Summary

Joe shares from his own relationship with Tara: he used to feel superior during fights, believing he was the “logical one” who was right more often. He discovered this pattern is extremely common — in most relationships, one partner identifies as more intellectual and the other as more emotional. The intellectual one feels right; the emotional one feels wrong (though a part of them protests).

The reason the “logical one” needs to feel superior is that they’re avoiding an emotion. Judgment of any kind — including self-judgment — exists to avoid feeling something. This makes fights destructive because the superior partner is really trying to control the other person to avoid their own discomfort. Nobody wants to be controlled, so the fight goes nowhere.
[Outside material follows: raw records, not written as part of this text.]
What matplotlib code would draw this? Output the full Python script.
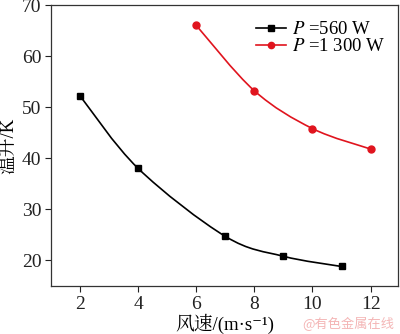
import matplotlib
matplotlib.use("Agg")
import matplotlib.pyplot as plt
from matplotlib.path import Path
from matplotlib.patches import PathPatch
import numpy as np

plt.rcParams['font.family'] = ['Liberation Serif', 'Noto Serif CJK SC', 'Noto Sans CJK SC', 'DejaVu Serif']
plt.rcParams['mathtext.fontset'] = 'stix'

wind_560 = [2, 4, 7, 9, 11]
temp_560 = [52.2, 38.0, 24.7, 20.8, 18.8]
wind_1300 = [6, 8, 10, 12]
temp_1300 = [66.0, 53.2, 45.8, 41.8]
labels = [r'$P$ =560 W', r'$P$ =1 300 W']
colors = ['black', '#e0141e']
markers = ['s', 'o']

xticks = [2, 4, 6, 8, 10, 12]
yticks = [20, 30, 40, 50, 60, 70]

fig = plt.figure(figsize=(4.0, 3.34), dpi=100)
ax = fig.add_axes([0.1275, 0.144, 0.868, 0.841])


def smooth_path(x, y):
    x = np.asarray(x, float); y = np.asarray(y, float)
    n = len(x)
    verts = [(x[0], y[0])]
    codes = [Path.MOVETO]
    for i in range(n - 1):
        p0 = np.array([x[max(i - 1, 0)], y[max(i - 1, 0)]])
        p1 = np.array([x[i], y[i]])
        p2 = np.array([x[i + 1], y[i + 1]])
        p3 = np.array([x[min(i + 2, n - 1)], y[min(i + 2, n - 1)]])
        c1 = p1 + (p2 - p0) / 6.0
        c2 = p2 - (p3 - p1) / 6.0
        verts += [tuple(c1), tuple(c2), tuple(p2)]
        codes += [Path.CURVE4] * 3
    return Path(verts, codes)


for xs, ys, c, m, lab in [(wind_560, temp_560, colors[0], markers[0], labels[0]),
                          (wind_1300, temp_1300, colors[1], markers[1], labels[1])]:
    ax.add_patch(PathPatch(smooth_path(xs, ys), facecolor='none', edgecolor=c, lw=1.2))
    ax.plot(xs, ys, linestyle='none', marker=m, color=c, markersize=5)
    ax.plot([], [], color=c, marker=m, markersize=4.5, lw=1.2, label=lab)

ax.set_xlim(1, 12.95)
ax.set_ylim(15, 70)
ax.set_xticks(xticks)
ax.set_yticks(yticks)
ax.tick_params(direction='out', length=4, width=0.8, labelsize=14, colors='#222222', pad=3)
for s in ax.spines.values():
    s.set_linewidth(0.9)
    s.set_color('#333333')

ax.set_xlabel('风速/(m·s⁻¹)', fontsize=13.5, labelpad=1)
ax.set_ylabel('温升/K', fontsize=13.5, labelpad=3)

leg = ax.legend(loc='upper right', frameon=False, fontsize=13.5, handlelength=1.6,
                handletextpad=0.3, labelspacing=0.0, borderaxespad=0.3,
                bbox_to_anchor=(1.0, 0.99))

fig.text(0.985, 0.008, '@有色金属在线', fontsize=9.5, color='#f4b6b6',
         ha='right', va='bottom', family=['Noto Sans CJK SC'])

fig.savefig('out.png', dpi=100)
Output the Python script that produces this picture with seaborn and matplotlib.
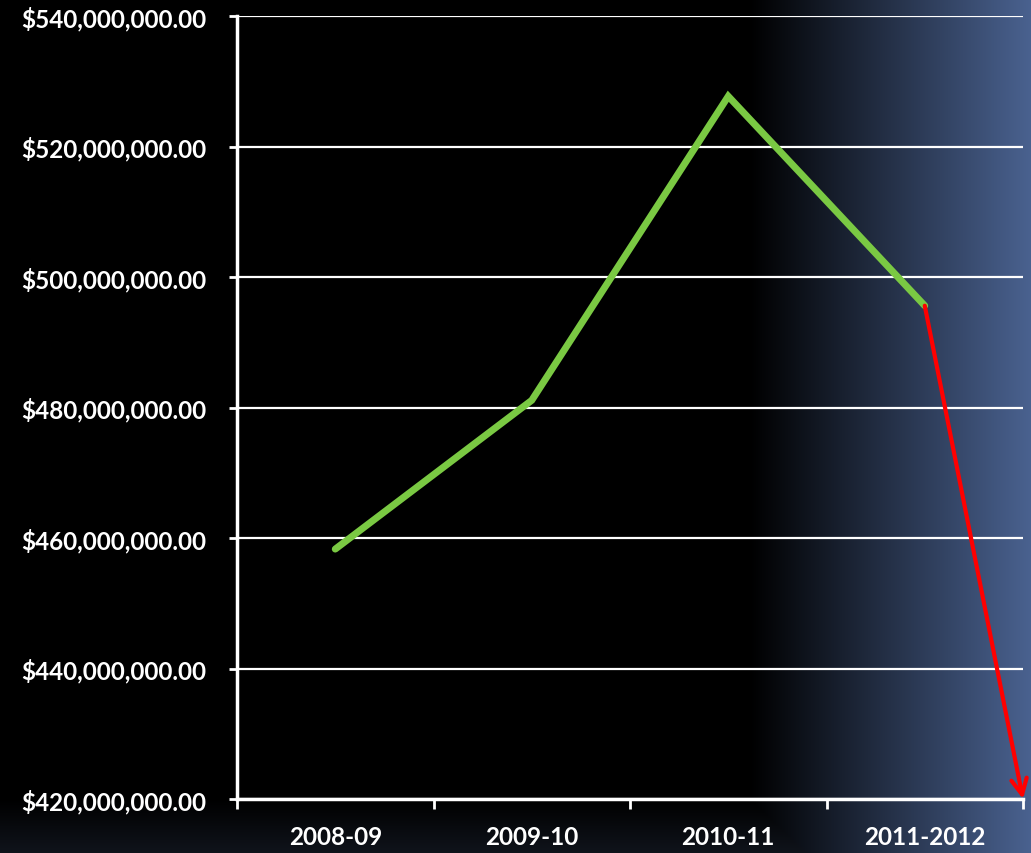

Joe explains that partners are attracted to each other precisely because of this difference — each has something to learn from the other. He learned about his emotions through Tara; she learned emotional fluidity without being controlled by emotions. But feeling superior blocks the healing that fights are designed to surface. The solution: notice when you feel “better than” and ask “what am I not feeling right now?”

Key Concepts

Key Quotes

“The reason that people feel like they’re right, that they need to feel superior and they can judge other people, is because there’s emotions that they don’t want to feel.”

“Whenever we’re judging anybody, including ourselves, it’s because we don’t want to feel a certain emotion.”

“When I used to do that, the thing I couldn’t see was that I was creating separation. It prevented me from actually being seen.”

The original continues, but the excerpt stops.